Following reports of drug-taking, drinking and rowdiness among the huts on the beach adjacent to Brunswick Terrace, Weymouth and Portland Borough Council ordered 25 of the huts to be removed at the end of last summer.

As reported in the Echo, however, the structures were earlier in the summer placed in the same spot ahead of the summer season, eliciting anger and frustration among hoteliers on the street.

An appeal was lodged by the huts' operators against the council's removal order, and was due to be heard at Weymouth County Court on Monday, June 26. However, the hearing did not go ahead.

"We found out that the court date had been cancelled because they couldn't find a judge," said Mickey Jones of DJ Property, which owns and operates the huts. "So what happens next is that they try and find another gap in the court schedule - but that could take months."

Dorset Echo:

FAMILY BUSINESS: 'Ridiculous' to suggest beach huts are cause of anti-social behaviour, says owner Mickey Jones

In the meantime, Mr Jones said he had no intention of removing any of the huts. "My family's been in business on the beach for over 50 years," he told the Echo. "If you look back at old photos of Weymouth, the chalets used to be three rows deep. It's ridiculous to suggest we should get rid of that one row."

He stressed that anti-social behaviour was rife throughout Weymouth, and did not spring from the presence of the huts.

"It's a policing problem," he said. "Drugs and paraphernalia keep getting found, but the police don't have the resources to deal with it. It's ludicrous to blame chalets that have been there for decades for a modern problem. We are the victims in all this."

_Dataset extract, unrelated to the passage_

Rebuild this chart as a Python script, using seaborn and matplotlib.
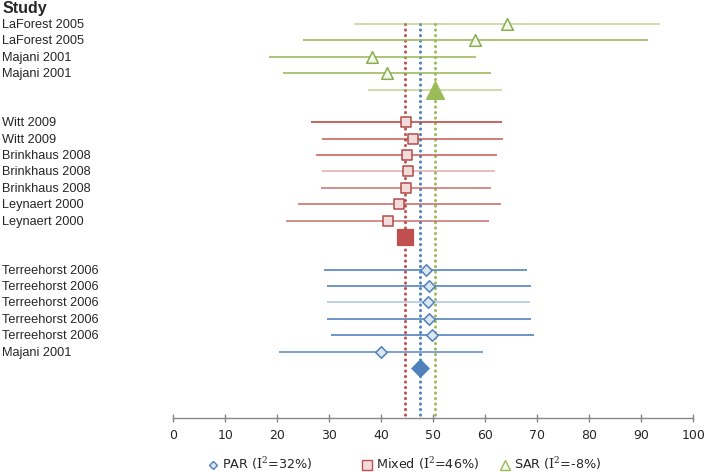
import pandas as pd
import seaborn as sns
import matplotlib.pyplot as plt
from matplotlib.lines import Line2D

# ---- data ----
sar_studies = ["LaForest 2005", "LaForest 2005", "Majani 2001", "Majani 2001"]
sar_est = [64.2, 58.1, 38.2, 41.0]
sar_lo = [34.7, 25.0, 18.4, 21.1]
sar_hi = [93.6, 91.2, 58.3, 61.1]
sar_pooled = [50.3, 37.4, 63.3]   # est, lo, hi

mixed_studies = ["Witt 2009", "Witt 2009", "Brinkhaus 2008", "Brinkhaus 2008",
                 "Brinkhaus 2008", "Leynaert 2000", "Leynaert 2000"]
mixed_est = [44.8, 46.0, 44.9, 45.2, 44.8, 43.4, 41.2]
mixed_lo = [26.4, 28.6, 27.5, 28.6, 28.4, 23.9, 21.7]
mixed_hi = [63.3, 63.4, 62.3, 61.8, 61.1, 63.0, 60.8]
mixed_pooled = [44.5]

par_studies = ["Terreehorst 2006", "Terreehorst 2006", "Terreehorst 2006",
               "Terreehorst 2006", "Terreehorst 2006", "Majani 2001"]
par_est = [48.5, 49.1, 49.0, 49.1, 49.8, 40.0]
par_lo = [28.9, 29.6, 29.5, 29.6, 30.3, 20.4]
par_hi = [68.0, 68.7, 68.6, 68.7, 69.4, 59.5]
par_pooled = [47.5]

legend_labels = [r"PAR ($\mathrm{I}^{2}$=32%)", r"Mixed ($\mathrm{I}^{2}$=46%)",
                 r"SAR ($\mathrm{I}^{2}$=-8%)"]
x_ticks = list(range(0, 101, 10))

# line shade per study (lighter = smaller weight in original)
sar_alpha = [0.55, 0.9, 0.9, 0.9]
mixed_alpha = [0.95, 0.8, 0.8, 0.4, 0.7, 0.75, 0.7]
par_alpha = [0.9, 0.9, 0.4, 0.9, 0.9, 0.8]

green, red, blue = "#9BBB59", "#C0504D", "#4F81BD"

# build one table, rows go top -> bottom
rows = []
r = 0
for name, e, lo, hi in zip(sar_studies, sar_est, sar_lo, sar_hi):
    rows.append(dict(study=name, est=e, lo=lo, hi=hi, row=r, grp="SAR")); r += 1
sar_row = r; r += 2
for name, e, lo, hi in zip(mixed_studies, mixed_est, mixed_lo, mixed_hi):
    rows.append(dict(study=name, est=e, lo=lo, hi=hi, row=r, grp="Mixed")); r += 1
mixed_row = r; r += 2
for name, e, lo, hi in zip(par_studies, par_est, par_lo, par_hi):
    rows.append(dict(study=name, est=e, lo=lo, hi=hi, row=r, grp="PAR")); r += 1
par_row = r
df = pd.DataFrame(rows)

sns.set_theme(style="white")
plt.rcParams["mathtext.fontset"] = "dejavuserif"
fig = plt.figure(figsize=(7.1, 4.72), dpi=100)
ax = fig.add_axes([173.3 / 710, 1 - 417.5 / 472, 520 / 710, 409.5 / 472])

bottom = (417.5 - 24) / 16.38
ax.set_xlim(0, 100)
ax.set_ylim(bottom, (8 - 24) / 16.38)

# pooled dotted reference lines (round dots)
for v, c in [(mixed_pooled[0], red), (par_pooled[0], blue), (sar_pooled[0], green)]:
    ax.plot([v, v], [0, bottom], color=c, lw=2.2, ls=(0, (0.05, 1.75)),
            dash_capstyle="round", zorder=1)

styles = {
    "SAR": dict(c=green, alphas=sar_alpha, marker="^", fill="#F3F7EC", edge="#8AAE4C", s=70),
    "Mixed": dict(c=red, alphas=mixed_alpha, marker="s", fill="#F2DCDB", edge="#B24B48", s=50),
    "PAR": dict(c=blue, alphas=par_alpha, marker="D", fill="#DCE6F2", edge="#4F81BD", s=34),
}
for g, st in styles.items():
    sub = df[df.grp == g]
    for (_, row), a in zip(sub.iterrows(), st["alphas"]):
        ax.hlines(row.row, row.lo, row.hi, color=st["c"], alpha=a, lw=1.3, zorder=2)
    sns.scatterplot(data=sub, x="est", y="row", marker=st["marker"], s=st["s"],
                    color=st["fill"], edgecolor=st["edge"], linewidth=1.1,
                    ax=ax, zorder=3, legend=False)

# pooled estimates
ax.hlines(sar_row, sar_pooled[1], sar_pooled[2], color=green, alpha=0.55, lw=1.3, zorder=2)
pooled = pd.DataFrame(dict(est=[sar_pooled[0], mixed_pooled[0], par_pooled[0]],
                           row=[sar_row, mixed_row, par_row]))
sns.scatterplot(data=pooled.iloc[[0]], x="est", y="row", marker="^", s=160,
                color=green, edgecolor=green, ax=ax, zorder=4, legend=False)
sns.scatterplot(data=pooled.iloc[[1]], x="est", y="row", marker="s", s=120,
                color=red, edgecolor=red, ax=ax, zorder=4, legend=False)
sns.scatterplot(data=pooled.iloc[[2]], x="est", y="row", marker="D", s=80,
                color=blue, edgecolor=blue, ax=ax, zorder=4, legend=False)

# study labels on the left
for _, row in df.iterrows():
    fig.text(0.003, 1 - (25 + 16.38 * row.row) / 472, row.study, fontsize=9.2,
             family="Liberation Sans", va="center", ha="left")
fig.text(0.003, 1 - 9 / 472, "Study", fontsize=11.5, fontweight="bold",
         family="Liberation Sans", va="center", ha="left")

# axes cosmetics
for sp in ["top", "right", "left"]:
    ax.spines[sp].set_visible(False)
ax.spines["bottom"].set_color("#868686")
ax.spines["bottom"].set_linewidth(1.0)
ax.set_xticks(x_ticks)
ax.set_yticks([])
ax.tick_params(axis="x", direction="inout", length=6, width=1, color="#868686",
               labelsize=9, pad=5, bottom=True)
ax.set_xlabel("")
ax.set_ylabel("")

# legend: three separate entries, placed like the original
handles = [
    Line2D([], [], ls="", marker="D", ms=4.5, mfc="#DCE6F2", mec=blue, mew=1),
    Line2D([], [], ls="", marker="s", ms=6.5, mfc="#F2DCDB", mec=red, mew=1),
    Line2D([], [], ls="", marker="^", ms=6.5, mfc="#F3F7EC", mec=green, mew=1),
]
for h, lab, xpx in zip(handles, legend_labels, [208, 362, 500]):
    fig.legend([h], [lab], loc="center left", bbox_to_anchor=(xpx / 710, 1 - 464 / 472),
               frameon=False, fontsize=9.2, handlelength=0.8, handletextpad=0.3,
               borderpad=0, borderaxespad=0)

fig.savefig("out.png", dpi=100)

Alison Hoy, who with her husband has The View guesthouse on Brunswick Terrace since October last year, said that she hadn't noticed any particular bad behaviour within the huts. "Maybe it's because we're relatively new, but it hasn't been a problem," she said, adding that the only issue she had noticed was the smell of marijuana emanating from the structures.

"My husband walks the dogs along the front every day, and he hasn't seen much anti-social behaviour," Ms Hoy noted.

The borough council meanwhile confirmed that the judicial appeal against its order had been postponed, but declined to comment further.

"This is an ongoing dispute so we cannot comment on it at the present time," a spokesman said.